Publication Title

New York University Review of Law & Social Change

Keywords

Fourth Amendment, Equal Protection Clause, race-based policing

Document Type

Article

Abstract

In striking down race-conscious admissions at Harvard and the University of North Carolina, the Supreme Court used lofty rhetoric about the importance of ending race discrimination, even calling the command of Equal Protection “universal.” In two ways, this Essay explores the legal and practical limits of the affirmative action cases and illustrates how the Court’s claimed concern about race discrimination rings hollow. First, this Essay discusses state actors permitted to use race in their decision-making: the police. Unlike elite universities whose policies are subject to exacting scrutiny, the Supreme Court permits police to use race when deciding whom to seize under the Fourth Amendment under deferential forms of review. In fact, Fourth Amendment doctrine is so deferential it largely forbids race-based challenges to race-based policing and requires such arguments be raised under the Equal Protection Clause. Then, the kicker: under the version of Equal Protection Clause applied to the police, even admittedly race-based actions do not necessarily violate equal protection. The result is a shell game between the Equal Protection Clause and the Fourth Amendment where claims of racial bias cannot be effectively challenged under either provision. Second, to show the limits of the affirmative action cases from another angle, this Essay offers a reflection on the Court’s arguments about “stereotyping” and suggests they erroneously reduce the concept of race to skin color.

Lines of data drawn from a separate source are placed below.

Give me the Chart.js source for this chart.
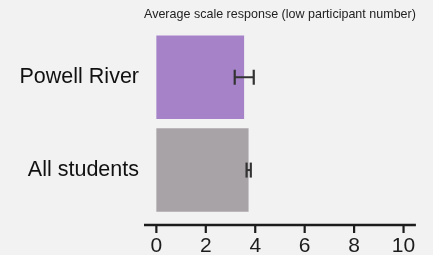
<!DOCTYPE html>
<html>
<head>
<meta charset="utf-8">
<script src="https://cdn.jsdelivr.net/npm/chart.js@4/dist/chart.umd.min.js"></script>
<style>
  html, body { margin: 0; padding: 0; background: #f2f2f2; }
  #wrap { width: 433px; height: 255px; }
</style>
</head>
<body>
<div id="wrap"><canvas id="chart" width="433" height="255"></canvas></div>
<script>
// values
const categories = ['Powell River', 'All students'];
const means = [3.55, 3.73];
const errLow = [3.17, 3.65];
const errHigh = [3.94, 3.82];
const barColors = ['#a683c9', '#a8a3a7'];
const xTicks = [0, 2, 4, 6, 8, 10];

const axisColor = '#1c1c1c';

// background fill
const bgPlugin = {
    id: 'bg',
    beforeDraw(chart) {
        const ctx = chart.ctx;
        ctx.save();
        ctx.fillStyle = '#f2f2f2';
        ctx.fillRect(0, 0, chart.width, chart.height);
        ctx.restore();
    }
};

// x axis line + tick marks drawn a bit below the plot area
const axisPlugin = {
    id: 'xAxisLine',
    afterDraw(chart) {
        const ctx = chart.ctx;
        const x = chart.scales.x;
        const y0 = chart.chartArea.bottom + 8.5;
        ctx.save();
        ctx.strokeStyle = axisColor;
        ctx.lineWidth = 2.5;
        ctx.beginPath();
        ctx.moveTo(x.getPixelForValue(x.min), y0);
        ctx.lineTo(x.getPixelForValue(x.max), y0);
        ctx.stroke();
        ctx.lineWidth = 2.2;
        xTicks.forEach(v => {
            const px = x.getPixelForValue(v);
            ctx.beginPath();
            ctx.moveTo(px, y0);
            ctx.lineTo(px, y0 + 8);
            ctx.stroke();
        });
        ctx.restore();
    }
};

// error bars
const errPlugin = {
    id: 'errorBars',
    afterDatasetsDraw(chart) {
        const ctx = chart.ctx;
        const x = chart.scales.x;
        const y = chart.scales.y;
        ctx.save();
        ctx.strokeStyle = '#333333';
        categories.forEach((c, i) => {
            const yc = y.getPixelForValue(i);
            const x1 = x.getPixelForValue(errLow[i]);
            const x2 = x.getPixelForValue(errHigh[i]);
            ctx.lineWidth = 2;
            ctx.beginPath();
            ctx.moveTo(x1, yc);
            ctx.lineTo(x2, yc);
            ctx.stroke();
            ctx.lineWidth = 2.2;
            [x1, x2].forEach(px => {
                ctx.beginPath();
                ctx.moveTo(px, yc - 7.5);
                ctx.lineTo(px, yc + 7.5);
                ctx.stroke();
            });
        });
        ctx.restore();
    }
};

new Chart(document.getElementById('chart'), {
    type: 'bar',
    data: {
        labels: categories,
        datasets: [{
            data: means,
            backgroundColor: barColors,
            borderWidth: 0,
            categoryPercentage: 0.9,
            barPercentage: 1
        }]
    },
    options: {
        indexAxis: 'y',
        responsive: false,
        animation: false,
        layout: { padding: { top: 0, right: 17, bottom: 0, left: 0 } },
        plugins: {
            legend: { display: false },
            tooltip: { enabled: false },
            title: {
                display: true,
                text: 'Average scale response (low participant number)',
                fullSize: false,
                color: '#222222',
                font: { size: 13.6, weight: 'normal', family: 'Liberation Sans, Arial, sans-serif' },
                padding: { top: 6, bottom: 8.5 }
            }
        },
        scales: {
            x: {
                min: -0.5,
                max: 10.5,
                grid: { display: false, drawTicks: false },
                border: { display: false },
                afterBuildTicks(scale) {
                    scale.ticks = xTicks.map(v => ({ value: v }));
                },
                afterFit(scale) { scale.height = 38.5; },
                ticks: {
                    color: axisColor,
                    padding: 17,
                    maxRotation: 0,
                    autoSkip: false,
                    font: { size: 21, family: 'Liberation Sans, Arial, sans-serif' }
                }
            },
            y: {
                grid: { display: false, drawTicks: false },
                border: { display: false },
                afterFit(scale) { scale.width = 144; },
                ticks: {
                    color: '#111111',
                    padding: 5,
                    font: { size: 21.5, family: 'Liberation Sans, Arial, sans-serif' }
                }
            }
        }
    },
    plugins: [bgPlugin, errPlugin, axisPlugin]
});
</script>
</body>
</html>
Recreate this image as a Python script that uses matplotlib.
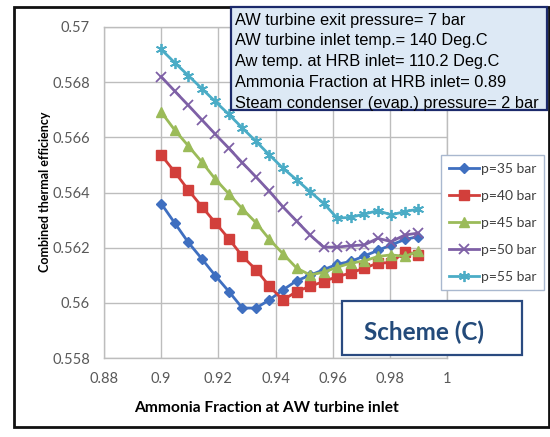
import matplotlib.pyplot as plt
from matplotlib.patches import Rectangle

# ammonia fraction at AW turbine inlet
frac = [0.9, 0.9047, 0.9095, 0.9142, 0.9189, 0.9237, 0.9284, 0.9332, 0.9379, 0.9426,
        0.9474, 0.9521, 0.9568, 0.9616, 0.9663, 0.9711, 0.9758, 0.9805, 0.9853, 0.99]

# combined thermal efficiency for each turbine inlet pressure
eff_35 = [0.5636, 0.5629, 0.56219, 0.5616, 0.56099, 0.56041, 0.55981, 0.55981, 0.56011, 0.56047,
          0.5608, 0.5610, 0.5612, 0.5614, 0.5615, 0.5617, 0.5619, 0.5621, 0.5623, 0.5624]
eff_40 = [0.56536, 0.56475, 0.56409, 0.56349, 0.56291, 0.56232, 0.56169, 0.5612, 0.5606, 0.5601,
          0.56041, 0.5606, 0.56077, 0.56095, 0.56108, 0.56126, 0.56144, 0.56146, 0.56186, 0.56174]
eff_45 = [0.56692, 0.56627, 0.56569, 0.56511, 0.56449, 0.56395, 0.56341, 0.5629, 0.5623, 0.56178,
          0.56126, 0.56101, 0.56111, 0.56129, 0.56144, 0.56152, 0.56168, 0.56174, 0.56168, 0.56188]
eff_50 = [0.5682, 0.56768, 0.56716, 0.56664, 0.56612, 0.5656, 0.56508, 0.56456, 0.56404, 0.56348,
          0.56296, 0.56246, 0.56202, 0.56202, 0.56207, 0.5621, 0.56234, 0.56222, 0.56246, 0.56253]
eff_55 = [0.56919, 0.56871, 0.56824, 0.56777, 0.5673, 0.56683, 0.56634, 0.56585, 0.56536, 0.56488,
          0.56446, 0.56403, 0.56361, 0.56307, 0.5631, 0.56322, 0.56334, 0.56319, 0.56331, 0.5634]

labels = ["p=35 bar", "p=40 bar", "p=45 bar", "p=50 bar", "p=55 bar"]

x_ticks = [0.88, 0.9, 0.92, 0.94, 0.96, 0.98, 1.0]
x_ticklabels = ["0.88", "0.9", "0.92", "0.94", "0.96", "0.98", "1"]
y_ticks = [0.558, 0.56, 0.562, 0.564, 0.566, 0.568, 0.57]
y_ticklabels = ["0.558", "0.56", "0.562", "0.564", "0.566", "0.568", "0.57"]

info_lines = ["AW turbine exit pressure= 7 bar",
              "AW turbine inlet temp.= 140 Deg.C",
              "Aw temp. at HRB inlet= 110.2 Deg.C",
              "Ammonia Fraction at HRB inlet= 0.89",
              "Steam condenser (evap.) pressure= 2 bar"]

plt.rcParams['font.family'] = ['Lato', 'DejaVu Sans']

fig = plt.figure(figsize=(5.5, 4.37), dpi=100)
ax = fig.add_axes([104 / 550, 1 - 358 / 437, 343 / 550, 331 / 437])

styles = [
    dict(color="#3f6fc0", marker="D", ms=5.5),
    dict(color="#d23f3b", marker="s", ms=7),
    dict(color="#9bbb59", marker="^", ms=7.5),
    dict(color="#7e60a6", marker="x", ms=7, mew=1.3),
    dict(color="#4bacc6", marker=(6, 2, 0), ms=8, mew=1.3),
]
series = [eff_35, eff_40, eff_45, eff_50, eff_55]
for vals, lab, st in zip(series, labels, styles):
    ax.plot(frac, vals, lw=2, label=lab, **st)

ax.set_xlim(0.88, 1.0)
ax.set_ylim(0.558, 0.57)
ax.set_xticks(x_ticks)
ax.set_xticklabels(x_ticklabels)
ax.set_yticks(y_ticks)
ax.set_yticklabels(y_ticklabels)
ax.grid(True, color="#bdbdbd", lw=1)
ax.set_axisbelow(True)
for s in ax.spines.values():
    s.set_color("#bdbdbd")
    s.set_linewidth(1)
ax.tick_params(length=0, labelsize=10.5, colors="#595959", pad=10)

fig.text(266 / 550, 1 - 408 / 437, "Ammonia Fraction at AW turbine inlet",
         ha="center", va="center", fontsize=11.2, fontweight="bold")
fig.text(45 / 550, 1 - 192 / 437, "Combined thermal efficiency", rotation=90,
         ha="center", va="center", fontsize=9, fontweight="bold")

leg = ax.legend(loc="upper left", bbox_to_anchor=(441 / 550, 1 - 155 / 437),
                bbox_transform=fig.transFigure, fancybox=False, framealpha=1,
                edgecolor="#a9b8cf", fontsize=10, handlelength=2.2,
                labelspacing=1.08, handletextpad=0.15, borderpad=0.55, borderaxespad=0)
for t in leg.get_texts():
    t.set_color("#404040")

# parameter box
fig.patches.append(Rectangle((231 / 550, 1 - 110 / 437), 316 / 550, 103 / 437,
                             transform=fig.transFigure, facecolor="#dde9f5",
                             edgecolor="#1c2a6b", lw=1.6, zorder=5))
for i, line in enumerate(info_lines):
    fig.text(235 / 550, 1 - (20 + 20.8 * i) / 437, line, ha="left", va="center",
             fontsize=11.8, family=["Liberation Sans", "DejaVu Sans"], zorder=6)

# scheme label box
fig.patches.append(Rectangle((342 / 550, 1 - 355 / 437), 180 / 550, 54 / 437,
                             transform=fig.transFigure, facecolor="white",
                             edgecolor="#2a4a80", lw=1.6, zorder=5))
fig.text(424 / 550, 1 - 332 / 437, "Scheme (C)", ha="center", va="center",
         fontsize=17.5, fontweight="bold", color="#234a7a", zorder=6)

# outer frame
fig.patches.append(Rectangle((14 / 550, 1 - 427 / 437), 535 / 550, 420 / 437,
                             transform=fig.transFigure, fill=False,
                             edgecolor="#111111", lw=2, zorder=4))

fig.savefig("out.png", dpi=100)
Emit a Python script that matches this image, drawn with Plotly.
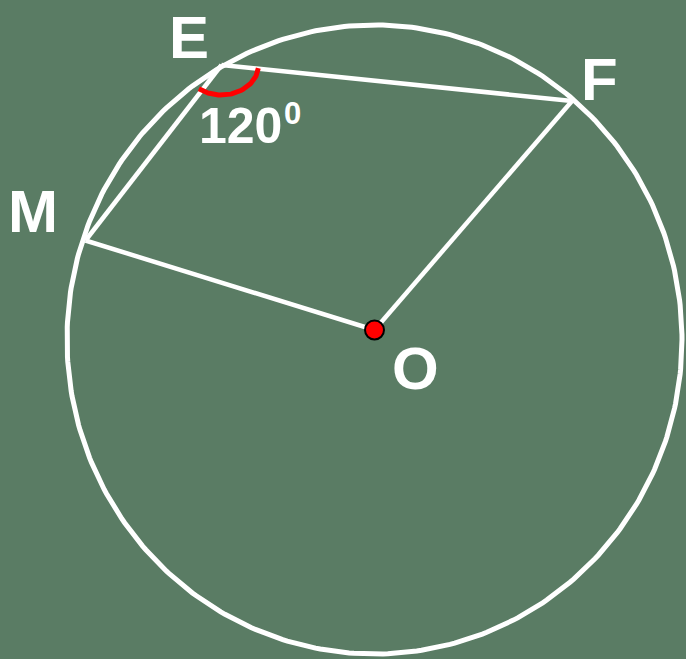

Both as an empirical fact and matter of lived experience, race is far more skin color. The Court’s contrary assessment of stereotyping cannot be squared with the realities facing people of color, no matter their faith, creed, politics, hobbies, or upbringing. In the end, race matters because it permeates the fabric of our lives even if the constitution—in the affirmative action context but not for the police—is now supposed to be “colorblind.”